Woven baskets, glass jars with wooden lids, and a small trailing plant turn storage into decoration.
The room feels intentional and personal instead of purely functional.
One trade-off: open shelves collect dust and show clutter.
If you go this route, commit to keeping things tidy or stick to attractive containers that hide the mess.
This look photographs beautifully, and it’s one of the easier small laundry room makeover projects to take on yourself over a weekend.

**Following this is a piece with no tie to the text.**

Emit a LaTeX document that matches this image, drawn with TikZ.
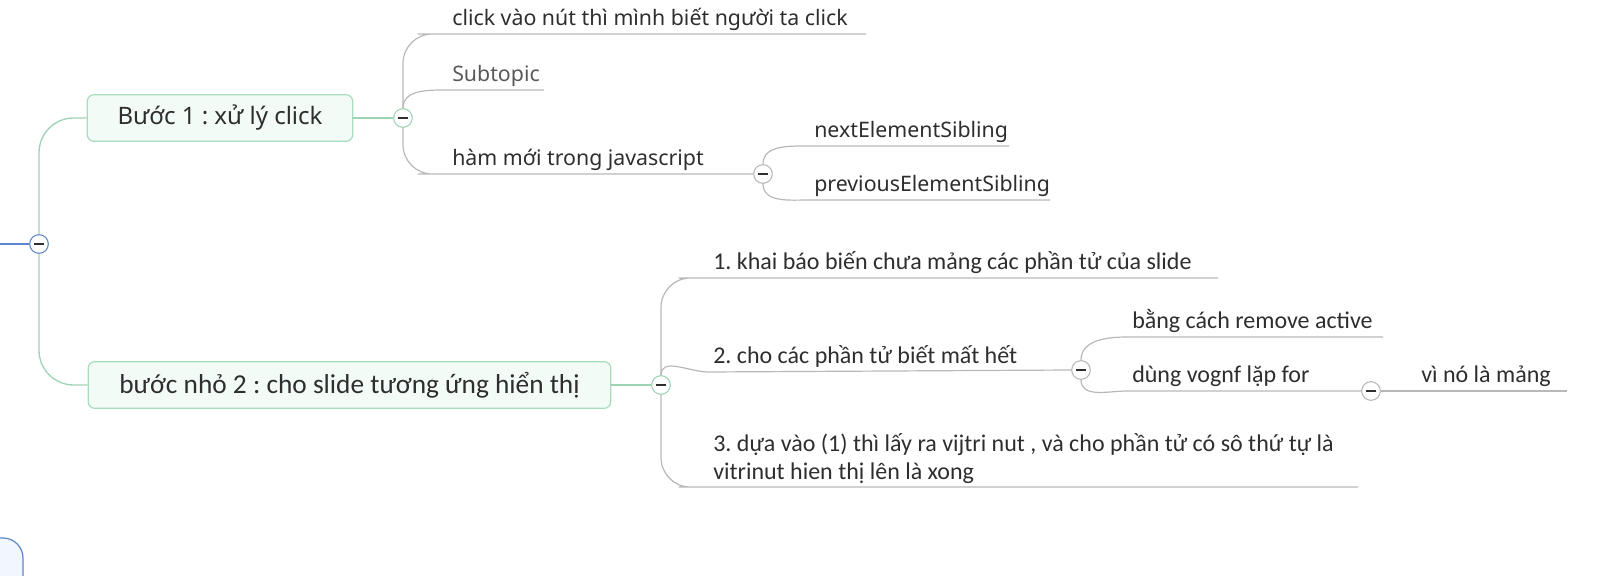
\documentclass[tikz,border=0pt]{standalone}
\usepackage{fontspec}
\setmainfont{Noto Sans}
\newfontfamily\condfont{Carlito}
\definecolor{ink}{HTML}{2E2E2E}
\definecolor{softink}{HTML}{595959}
\definecolor{linegray}{HTML}{B8B8B8}
\definecolor{linegreen}{HTML}{9ED3B3}
\definecolor{boxline}{HTML}{A6DCBD}
\definecolor{boxfill}{HTML}{F3FBF7}
\definecolor{lineblue}{HTML}{5B86C9}
\definecolor{bluefill}{HTML}{F2F6FD}
\frenchspacing

\begin{document}
\begin{tikzpicture}[x=0.75pt,y=0.75pt,
  topic/.style={draw=boxline,fill=boxfill,rounded corners=5pt,line width=0.9pt,minimum height=35pt,text=ink},
  knob/.style={circle,draw=linegray,fill=white,minimum size=14pt,inner sep=0pt,line width=0.8pt,
    path picture={\draw[ink,line width=0.9pt] ([xshift=-3.5pt]path picture bounding box.center) -- ([xshift=3.5pt]path picture bounding box.center);}},
  sub/.style={anchor=south west,inner xsep=3.75pt,inner ysep=2.5pt,text height=12pt,text depth=4pt,align=left,text=ink},
  upfont/.style={font=\fontsize{16}{19}\selectfont},
  lowfont/.style={font=\condfont\fontsize{18}{21}\selectfont},
  gline/.style={draw=linegreen,line width=1pt},
  sline/.style={draw=linegray,line width=0.9pt}]
   \useasboundingbox (0,0) rectangle (1601,575);
   \clip (0,0) rectangle (1601,575);

   \draw[draw=lineblue,fill=bluefill,line width=0.9pt,rounded corners=15pt] (-30,-30) rectangle (23,37);

   \node[knob,draw=lineblue] (root) at (39,331) {};
   \coordinate (in) at (0,331);
   \node[topic,minimum width=199pt,font=\fontsize{18}{21}\selectfont] (s1) at (220,457) {Bước 1 : xử lý click};
   \node[topic,minimum width=392pt,font=\condfont\fontsize{20.5}{24}\selectfont] (s2) at (349.5,190) {bước nhỏ 2 : cho slide tương ứng hiển thị};
   \node[knob,draw=linegreen] (k1) at (403,457) {};
   \node[knob,draw=linegreen] (k2) at (661,190) {};
   \node[knob] (k13) at (763,401) {};
   \node[knob] (k42) at (1081,205) {};
   \node[knob] (k52) at (1371,184) {};

   \node[sub,upfont] (t11) at (447,541) {click vào nút thì mình biết người ta click};
   \node[sub,upfont,text=softink] (t12) at (447,485) {Subtopic};
   \node[sub,upfont] (t13) at (447,401) {hàm mới trong javascript};
   \node[sub,upfont] (t21) at (809,429) {nextElementSibling};
   \node[sub,upfont] (t22) at (809,375) {previousElementSibling};
   \node[sub,lowfont] (t41) at (708,297) {1. khai báo biến chưa mảng các phần tử của slide};
   \node[sub,lowfont] (t42) at (708,203) {2. cho các phần tử biết mất hết};
   \node[anchor=south west,inner xsep=3.75pt,inner ysep=2.5pt,align=left,text=ink,lowfont] (t43) at (708,88)
     {3. dựa vào (1) thì lấy ra vijtri nut , và cho phần tử có sô thứ tự là\\vitrinut hien thị lên là xong};
   \node[sub,lowfont] (t51) at (1127,238) {bằng cách remove active};
   \node[sub,lowfont] (t52) at (1127,184) {dùng vognf lặp for};
   \node[sub,lowfont] (t61) at (1416,184) {vì nó là mảng};

   \coordinate (e11) at (866,541);
   \coordinate (e12) at (544,485);
   \coordinate (e21) at (1009,429);
   \coordinate (e22) at (1050,375);
   \coordinate (e41) at (1218,297);
   \coordinate (e43) at (1358,88);
   \coordinate (e51) at (1383,238);
   \coordinate (e61) at (1567,184);

   \draw[draw=lineblue,line width=1pt] (in) -- (root.west);
   \draw[gline,rounded corners=26pt] (root.north) |- (s1.west);
   \draw[gline,rounded corners=26pt] (root.south) |- (s2.west);
   \draw[gline] (s1.east) -- (k1.west);
   \draw[gline] (s2.east) -- (k2.west);

   \draw[sline,rounded corners=22pt] (k1.north) |- (t11.south west) -- (e11);
   \draw[sline] (k1.north) to[out=90,in=180] (t12.south west) -- (e12);
   \draw[sline,rounded corners=22pt] (k1.south) |- (t13.south west) -- (k13.west);
   \draw[sline] (k13.north) to[out=90,in=180] (t21.south west) -- (e21);
   \draw[sline] (k13.south) to[out=-90,in=180] (t22.south west) -- (e22);

   \draw[sline,rounded corners=22pt] (k2.north) |- (t41.south west) -- (e41);
   \draw[sline] (k2.north) to[out=90,in=180] (t42.south west) -- (k42.west);
   \draw[sline,rounded corners=22pt] (k2.south) |- (t43.south west) -- (e43);
   \draw[sline] (k42.north) to[out=90,in=180] (t51.south west) -- (e51);
   \draw[sline] (k42.south) to[out=-90,in=180] (t52.south west) -- (k52.west);
   \draw[sline] (k52.east) -- (t61.south west) -- (e61);
\end{tikzpicture}
\end{document}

Paint the lower cabinets, mount two or three floating shelves, add styled accessories, and you’ve got a room that looks like it came out of a magazine.
Style Blueprint:
- Dark green lower cabinets
- Two rows of white oak floating shelves with brass brackets
- White subway tile backsplash
- Styled accessories: woven baskets, glass jars, trailing pothos
- White quartz countertop
Wrapping Up
A dark green laundry room is one of those rare projects where a relatively small investment — a few cans of paint, some new hardware, maybe a patterned floor tile — completely changes how a space looks and feels.
It’s a room where you can go bolder than you’d normally dare, and the payoff is a space that actually makes the chore of laundry a little more enjoyable.
Pick the idea that fits your budget, your comfort level, and your light situation, and go for it.